6. Adoption of Artificial Intelligence (AI) and Machine Learning (ML)
The integration of AI and ML in banking operations offers significant benefits, including improved customer service and operational efficiency. However, the RBI has cautioned against potential financial stability risks arising from the increasing use of these technologies. Concerns include concentration risks if a few technology providers dominate the market, increased cyber threats, and challenges related to the opacity of AI algorithms. Banks are encouraged to adopt AI and ML judiciously, ensuring adequate risk assessment and mitigation strategies are in place.
7. Environmental, Social, and Governance (ESG) Considerations
Global emphasis on sustainability and SEBI’ focus through BRSR has led Indian banks to integrate ESG factors into their risk management frameworks. This involves assessing environmental and social risks associated with lending and investment decisions. Adopting ESG considerations not only aligns with global best practices but also enhances banks' reputational capital and long-term viability.
8. Strengthening Liquidity Management
The RBI's proposed guidelines to enhance banks' liquidity resilience underscore the importance of robust liquidity management practices. By assigning an additional 5% run-off factor for retail deposits with internet and mobile banking facilities, the RBI aims to ensure that banks maintain adequate liquidity buffers to meet unexpected outflows.
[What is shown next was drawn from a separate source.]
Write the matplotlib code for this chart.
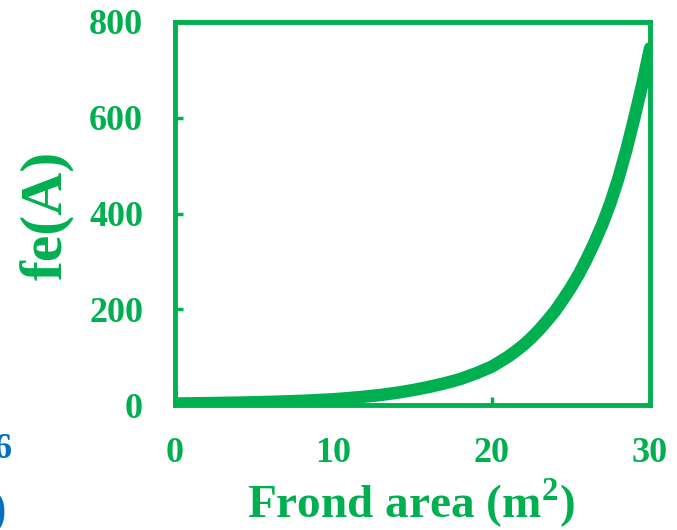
import numpy as np
import matplotlib
matplotlib.use("Agg")
import matplotlib.pyplot as plt

# values
frond_area = [0, 1, 2, 3, 4, 5, 6, 7, 8, 9, 10, 11, 12, 13, 14, 15, 16, 17, 18, 19,
              20, 20.5, 21, 21.5, 22, 22.5, 23, 23.5, 24, 24.5, 25, 25.5,
              26, 26.5, 27, 27.5, 28, 28.5, 29, 29.5, 30]
fe_values = [3, 3.4, 3.9, 4.4, 5, 5.7, 6.5, 7.5, 8.7, 10.2, 12, 14.5, 17.5, 21, 25.5, 31, 37.5, 45, 54, 66,
             80, 90, 100, 112, 125, 140, 157, 176, 196, 220, 245, 273,
             305, 340, 378, 422, 473, 532, 598, 668, 745]
x_ticks = [0, 10, 20, 30]
y_ticks = [0, 200, 400, 600, 800]

green = '#00B050'
blue = '#0070C0'

plt.rcParams['font.family'] = ['Liberation Serif', 'DejaVu Serif']
plt.rcParams['font.weight'] = 'bold'
plt.rcParams['mathtext.fontset'] = 'custom'
plt.rcParams['mathtext.rm'] = 'Liberation Serif:bold'
plt.rcParams['mathtext.bf'] = 'Liberation Serif:bold'

W, H = 677, 530
fig = plt.figure(figsize=(W / 100, H / 100), dpi=100)
ax = fig.add_axes([175 / W, 1 - 405 / H, 475 / W, 383 / H])

ax.plot(frond_area, fe_values, color=green, lw=9, solid_capstyle='round',
        solid_joinstyle='round')

ax.set_xlim(0, 30)
ax.set_ylim(0, 800)
ax.set_xticks(x_ticks)
ax.set_yticks(y_ticks)
for s in ax.spines.values():
    s.set_color(green)
    s.set_linewidth(3.5)
ax.tick_params(direction='in', length=6, width=2.5, color=green,
               labelcolor=green, labelsize=26, pad=23)
for lab in ax.get_xticklabels() + ax.get_yticklabels():
    lab.set_fontweight('bold')

fig.text(411 / W, 1 - 503 / H, r'Frond area (m$^{\mathbf{2}}$)', color=green,
         fontsize=34, fontweight='bold', ha='center', va='center')
fig.text(48 / W, 1 - 215 / H, 'fe(A)', color=green, fontsize=43,
         fontweight='bold', rotation=90, ha='center', va='center')

# cut-off pieces of the neighbouring panel at the left edge
fig.text(12 / W, 1 - 450 / H, '6', color=blue, fontsize=26,
         fontweight='bold', ha='right', va='center')
fig.text(6 / W, 1 - 512 / H, ')', color=blue, fontsize=36,
         fontweight='bold', ha='right', va='center')

fig.savefig('out.png', dpi=100)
This proactive approach is crucial in an era where digital banking facilitates instantaneous fund transfers and withdrawals.
As Indian banks navigate the complexities of 2025, a proactive and comprehensive approach to risk management is imperative. By focusing on technological resilience, regulatory compliance, asset quality, and governance, banks can enhance their stability and continue to foster trust within the financial system. Staying abreast of emerging risks and adapting to the evolving landscape will be key to sustaining growth and ensuring financial stability in the years to come.